Yesterday, the Wonk Room noted Treasury Secretary Henry Paulson’s reversal in regards to the aim of the $700 billion Troubled Assets Relief Program (TARP). Today, the Domestic Policy Subcommittee of the House Oversight Committee — chaired by Rep. Dennis Kucinich (D-OH) — held a hearing to find out whether TARP is being used to prevent home foreclosures, “as Congress intended.”
Kucinich questioned Interim Assistant Secretary for Financial Stability Neel Kashkari — who is charged with administering the $700 billion — as to why the Treasury has not focused more on helping homeowners facing foreclosure. When Kashkari replied that the Treasury Secretary is “passionate” about helping homeowners, Kucinich asked “He is? Where? What country?” Watch it:
Kucinich was absolutely right to be skeptical. As Andrew Jakabovics explained, Paulson “yesterday made it absolutely clear that he had no intention of using the authority granted to him by Congress” to stem foreclosures. “The message was clear to homeowners facing foreclosure and their neighbors watching the value of their homes plummet — drop dead,” wrote Jakabovics.
It’s not as if legitimate plans to help homeowners don’t exist. Today, Federal Deposit Insurance Corp. Chairman Sheila Bair released a plan that could “prevent 1.5 million foreclosures in the next year by offering financial incentives to companies that agree to sharply reduce monthly payments on mortgage loans. ”
The estimated cost of this program is $24.4 billion, a drop in the bucket relative to the entire $700 billion program. Treasury and the White House, though, have made it clear that they are not interested.

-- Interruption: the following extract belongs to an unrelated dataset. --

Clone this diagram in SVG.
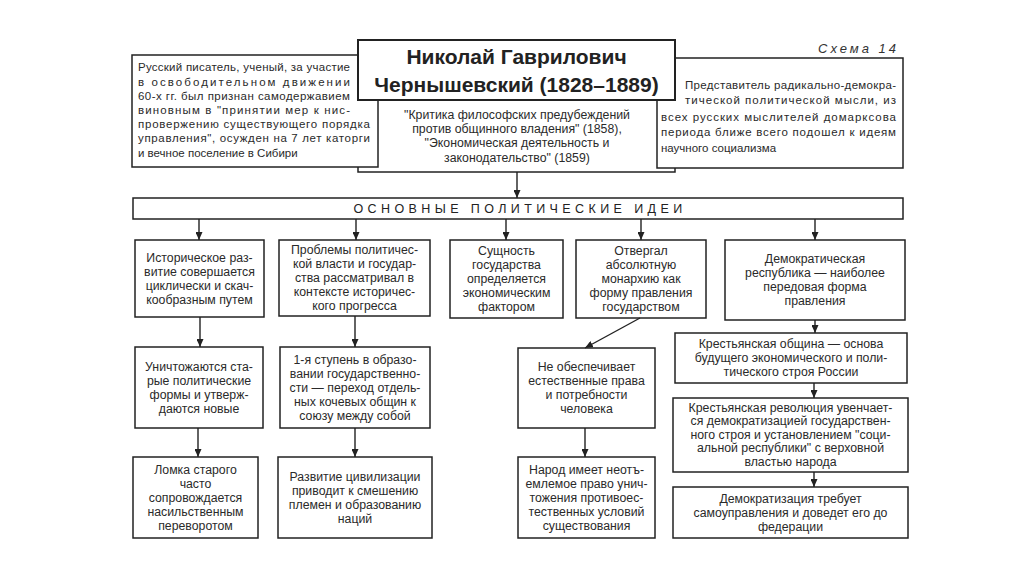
<svg xmlns="http://www.w3.org/2000/svg" width="1024" height="574" viewBox="0 0 1024 574">
<style>
.bx{fill:#fff;stroke:#222;stroke-width:1.5}
.t{font-family:"Liberation Sans",Arial,sans-serif;font-size:12.3px;fill:#2a2a2a}
.s{font-size:11.5px}
.m{text-anchor:middle}
.ttl{font-family:"Liberation Sans",Arial,sans-serif;font-size:21px;font-weight:bold;fill:#222;text-anchor:middle}
.hd{font-family:"Liberation Sans",Arial,sans-serif;font-size:12.5px;letter-spacing:4.4px;fill:#222;text-anchor:middle}
.sch{font-family:"Liberation Sans",Arial,sans-serif;font-size:13px;font-style:italic;letter-spacing:3px;fill:#333}
.ln{stroke:#222;stroke-width:1.4;fill:none}
</style>
<defs>
<marker id="ah" viewBox="0 0 8 7" refX="8" refY="3.5" markerWidth="8" markerHeight="7" markerUnits="userSpaceOnUse" orient="auto">
<path d="M0,0 L8,3.5 L0,7 z" fill="#222"/>
</marker>
</defs>
<rect width="1024" height="574" fill="#fff"/>

<text class="sch" x="818" y="53">Схема 14</text>

<g id="works">
<rect class="bx" x="358" y="100" width="317" height="72"/>
</g>
<g id="bio">
<rect class="bx" x="132" y="55" width="246" height="112"/>
<text class="t s" x="138" y="71" textLength="212" lengthAdjust="spacing">Русский писатель, ученый, за участие</text>
<text class="t s" x="138" y="86" textLength="212" lengthAdjust="spacing">в освободительном движении</text>
<text class="t s" x="138" y="100" textLength="212" lengthAdjust="spacing">60-х гг. был признан самодержавием</text>
<text class="t s" x="138" y="114" textLength="212" lengthAdjust="spacing">виновным в "принятии мер к нис-</text>
<text class="t s" x="138" y="128" textLength="232" lengthAdjust="spacing">провержению существующего порядка</text>
<text class="t s" x="138" y="142" textLength="232" lengthAdjust="spacing">управления", осужден на 7 лет каторги</text>
<text class="t s" x="138" y="157">и вечное поселение в Сибири</text>
</g>
<g id="role">
<rect class="bx" x="657" y="58" width="246" height="110"/>
<text class="t s" x="685" y="89" textLength="211" lengthAdjust="spacing">Представитель радикально-демокра-</text>
<text class="t s" x="685" y="104" textLength="211" lengthAdjust="spacing">тической политической мысли, из</text>
<text class="t s" x="661" y="121" textLength="235" lengthAdjust="spacing">всех русских мыслителей домарксова</text>
<text class="t s" x="661" y="136" textLength="235" lengthAdjust="spacing">периода ближе всего подошел к идеям</text>
<text class="t s" x="661" y="152">научного социализма</text>
</g>
<g id="title">
<rect class="bx" x="358" y="40" width="317" height="60" style="stroke-width:2"/>
<text class="ttl" x="516.5" y="64">Николай Гаврилович</text>
<text class="ttl" x="516.5" y="92">Чернышевский (1828–1889)</text>
</g>
<g id="works-text">
<rect x="379" y="101" width="277" height="70" fill="#fff"/>
<text class="t m" x="517" y="119">"Критика философских предубеждений</text>
<text class="t m" x="517" y="133">против общинного владения" (1858),</text>
<text class="t m" x="517" y="147">"Экономическая деятельность и</text>
<text class="t m" x="517" y="162">законодательство" (1859)</text>
</g>

<g id="header">
<rect class="bx" x="133" y="198" width="770" height="21"/>
<text class="hd" x="520" y="213">ОСНОВНЫЕ ПОЛИТИЧЕСКИЕ ИДЕИ</text>
</g>

<g id="c1r1"><rect class="bx" x="135" y="240" width="129" height="77"/>
<text class="t m" x="199.5" y="261.5">Историческое раз-</text>
<text class="t m" x="199.5" y="275.5">витие совершается</text>
<text class="t m" x="199.5" y="289.5">циклически и скач-</text>
<text class="t m" x="199.5" y="303.5">кообразным путем</text></g>

<g id="c2r1"><rect class="bx" x="279" y="240" width="151" height="76"/>
<text class="t m" x="354.5" y="254">Проблемы политичес-</text>
<text class="t m" x="354.5" y="268">кой власти и государ-</text>
<text class="t m" x="354.5" y="282">ства рассматривал в</text>
<text class="t m" x="354.5" y="296">контексте историчес-</text>
<text class="t m" x="354.5" y="310">кого прогресса</text></g>

<g id="c3r1"><rect class="bx" x="450" y="240" width="113" height="78"/>
<text class="t m" x="506.5" y="255">Сущность</text>
<text class="t m" x="506.5" y="269">государства</text>
<text class="t m" x="506.5" y="283">определяется</text>
<text class="t m" x="506.5" y="297">экономическим</text>
<text class="t m" x="506.5" y="311">фактором</text></g>

<g id="c4r1"><rect class="bx" x="576" y="240" width="130" height="78"/>
<text class="t m" x="641" y="255">Отвергал</text>
<text class="t m" x="641" y="269">абсолютную</text>
<text class="t m" x="641" y="283">монархию как</text>
<text class="t m" x="641" y="297">форму правления</text>
<text class="t m" x="641" y="311">государством</text></g>

<g id="c5r1"><rect class="bx" x="725" y="240" width="180" height="80"/>
<text class="t m" x="815" y="263">Демократическая</text>
<text class="t m" x="815" y="277">республика — наиболее</text>
<text class="t m" x="815" y="291">передовая форма</text>
<text class="t m" x="815" y="305">правления</text></g>

<g id="c1r2"><rect class="bx" x="135" y="347" width="128" height="81"/>
<text class="t m" x="199" y="370.5">Уничтожаются ста-</text>
<text class="t m" x="199" y="384.5">рые политические</text>
<text class="t m" x="199" y="398.5">формы и утверж-</text>
<text class="t m" x="199" y="412.5">даются новые</text></g>

<g id="c2r2"><rect class="bx" x="280" y="347" width="150" height="81"/>
<text class="t m" x="355" y="363.5">1-я ступень в образо-</text>
<text class="t m" x="355" y="377.5">вании государственно-</text>
<text class="t m" x="355" y="391.5">сти — переход отдель-</text>
<text class="t m" x="355" y="405.5">ных кочевых общин к</text>
<text class="t m" x="355" y="419.5">союзу между собой</text></g>

<g id="c4r2"><rect class="bx" x="518" y="348" width="137" height="80"/>
<text class="t m" x="586.5" y="371">Не обеспечивает</text>
<text class="t m" x="586.5" y="385">естественные права</text>
<text class="t m" x="586.5" y="399">и потребности</text>
<text class="t m" x="586.5" y="413">человека</text></g>

<g id="c5r2"><rect class="bx" x="675" y="333" width="232" height="50"/>
<text class="t m" x="791" y="348">Крестьянская община — основа</text>
<text class="t m" x="791" y="362">будущего экономического и поли-</text>
<text class="t m" x="791" y="376">тического строя России</text></g>

<g id="c5r3"><rect class="bx" x="673" y="398" width="235" height="74"/>
<text class="t m" x="790.5" y="411.5">Крестьянская революция увенчает-</text>
<text class="t m" x="790.5" y="425">ся демократизацией государствен-</text>
<text class="t m" x="790.5" y="438.5">ного строя и установлением "соци-</text>
<text class="t m" x="790.5" y="452">альной республики" с верховной</text>
<text class="t m" x="790.5" y="465.5">властью народа</text></g>

<g id="c5r4"><rect class="bx" x="673" y="487" width="235" height="51"/>
<text class="t m" x="790.5" y="502.5">Демократизация требует</text>
<text class="t m" x="790.5" y="516.5">самоуправления и доведет его до</text>
<text class="t m" x="790.5" y="530.5">федерации</text></g>

<g id="c1r3"><rect class="bx" x="133" y="457" width="125" height="81"/>
<text class="t m" x="195.5" y="473.5">Ломка старого</text>
<text class="t m" x="195.5" y="487.5">часто</text>
<text class="t m" x="195.5" y="501.5">сопровождается</text>
<text class="t m" x="195.5" y="515.5">насильственным</text>
<text class="t m" x="195.5" y="529.5">переворотом</text></g>

<g id="c2r3"><rect class="bx" x="278" y="457" width="154" height="81"/>
<text class="t m" x="355" y="480.5">Развитие цивилизации</text>
<text class="t m" x="355" y="494.5">приводит к смешению</text>
<text class="t m" x="355" y="508.5">племен и образованию</text>
<text class="t m" x="355" y="522.5">наций</text></g>

<g id="c4r3"><rect class="bx" x="518" y="457" width="137" height="81"/>
<text class="t m" x="586.5" y="473.5">Народ имеет неотъ-</text>
<text class="t m" x="586.5" y="487.5">емлемое право унич-</text>
<text class="t m" x="586.5" y="501.5">тожения противоес-</text>
<text class="t m" x="586.5" y="515.5">тественных условий</text>
<text class="t m" x="586.5" y="529.5">существования</text></g>

<g id="connectors">
<line class="ln" x1="517" y1="172" x2="517" y2="198" marker-end="url(#ah)"/>
<line class="ln" x1="199" y1="219" x2="199" y2="240" marker-end="url(#ah)"/>
<line class="ln" x1="356" y1="219" x2="356" y2="240" marker-end="url(#ah)"/>
<line class="ln" x1="506" y1="219" x2="506" y2="240" marker-end="url(#ah)"/>
<line class="ln" x1="641" y1="219" x2="641" y2="240" marker-end="url(#ah)"/>
<line class="ln" x1="815" y1="219" x2="815" y2="240" marker-end="url(#ah)"/>
<line class="ln" x1="200" y1="317" x2="200" y2="347" marker-end="url(#ah)"/>
<line class="ln" x1="198" y1="428" x2="198" y2="457" marker-end="url(#ah)"/>
<line class="ln" x1="355" y1="316" x2="355" y2="347" marker-end="url(#ah)"/>
<line class="ln" x1="355" y1="428" x2="355" y2="457" marker-end="url(#ah)"/>
<line class="ln" x1="640" y1="318" x2="585" y2="348" marker-end="url(#ah)"/>
<line class="ln" x1="585" y1="428" x2="585" y2="457" marker-end="url(#ah)"/>
<line class="ln" x1="815" y1="320" x2="815" y2="333" marker-end="url(#ah)"/>
<line class="ln" x1="814" y1="383" x2="814" y2="398" marker-end="url(#ah)"/>
<line class="ln" x1="814" y1="472" x2="814" y2="487" marker-end="url(#ah)"/>
</g>
</svg>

In testimony before the subcommittee, Center for American Progress Action Fund Senior Fellow Michael Barr explained what Treasury needs to do to aid homeowners:
Under Section 109 of the [Emergency Economic Stabilization Act], the Treasury secretary is authorized to ‘use loan guarantees and credit enhancements to facilitate loan modifications to prevent avoidable foreclosures.’ Under Section 101 of the act, the secretary is authorized to ‘make and fund commitments to purchase’ troubled assets, including home mortgage loans. These authorities can be deployed now to help homeowners and stabilize our markets.
As Jakabovics wrote, “The solution is simple: Focus on the mortgages. Gain access to home mortgages and restructure them. Now.”